Le tyran les fit ensuite renfermer en prison pendant trois jours, au bout desquels il se les fit présenter et leur dit : «Sacrifierez-vous aux dieux ?» Ferréol et Ferrution répondirent : «Nous ne sacrifierons pas; nous ne voulons pas abandonner la glorieuse confession de la foi du Christ.» Claudius, rempli de colère et de rage, ordonna qu'on leur coupât la langue; l'ordre fut exécuté; mais Dieu donna à la foi de ses martyrs un nouvel organe tout spirituel, pour fortifier, leurs frères et annoncer la parole du Seigneur. Car ils disaient : «Bienheureux ceux qui ont le cœur pur, car ils verront Dieu; bienheureux les pacifiques, car ils seront appelés les fils de Dieu; bienheureux ceux qui souffrent persécution pour la justice, car le royaume des cieux est à eux.» Puis se tournant vers Claudius : «Malheureux ! lui disaient-ils, reconnais que tes dieux ne peuvent faire que des hommes parlent sans langue, puisque eux-mêmes ne peuvent ni parler ni entendre; mais regarde-nous et laisse-toi convertir; reçois la sainte ablution du baptême, et de tout ton cœur crois au Christ; tu mériteras d'obtenir le pardon de tes péchés.»

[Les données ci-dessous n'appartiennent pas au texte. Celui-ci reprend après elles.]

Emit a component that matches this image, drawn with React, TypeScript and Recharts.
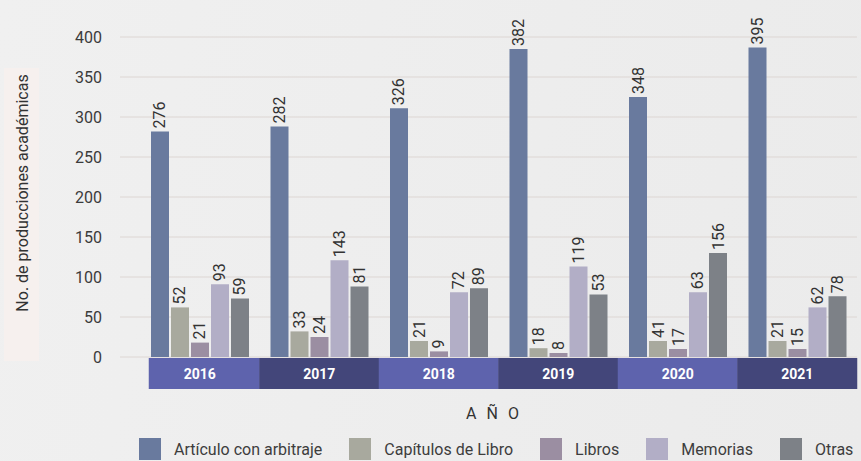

Alors Claudius, dont la fureur avait redoublé, ordonna qu'on préparât pour chacun des deux martyrs trente alênes très aiguës, et qu'avec des marteaux de fer on les leur enfonçât dans les doigts des pieds et des mains, dans la poitrine et dans les principales articulations du corps. Mais tous ces tourments, comme une suave rosée qui descend du ciel, furent plutôt pour eux un doux rafraîchissement qu'une douleur. Comme donc ils n'éprouvaient aucune souffrance, et que leurs paroles avaient confondu le tyran, il ordonna qu'on les frappât du glaive. Au moment où ils reçurent ce dernier coup, l'air fut embaumé d'une odeur céleste; une mystérieuse terreur couvrit le lieu de l'exécution, et le peuple fut persuadé que la grâce de la divinité l'enveloppait de son ombre. La nuit suivante , les chrétiens enlevèrent les corps et les ensevelirent dans cette même crypte que les saints avaient habitée, et qui chaque jour avait été témoin de leurs actions de grâces et de leurs prières, de leurs psaumes et de leurs hymnes au Seigneur. Que ces bienheureux daignent être nos intercesseurs auprès de Dieu; et si nous ne pouvons imiter leur martyre, du moins, dans cette prison de la vie, sachons diriger nos corps dans la sobriété, et nous enrichir d'une abondante moisson de mérites et de vertus, afin que, nous puissions partager avec eux les joies de l'éternel bonheur. Ce martyre des saints de Dieu, le prêtre Ferréol et le diacre Ferrution, arriva le seize des calendes de juillet, notre Seigneur régnant, Jésus Christ à qui est l'honneur et la gloire, la vertu et la puissance, dans les siècles des siècles. Amen.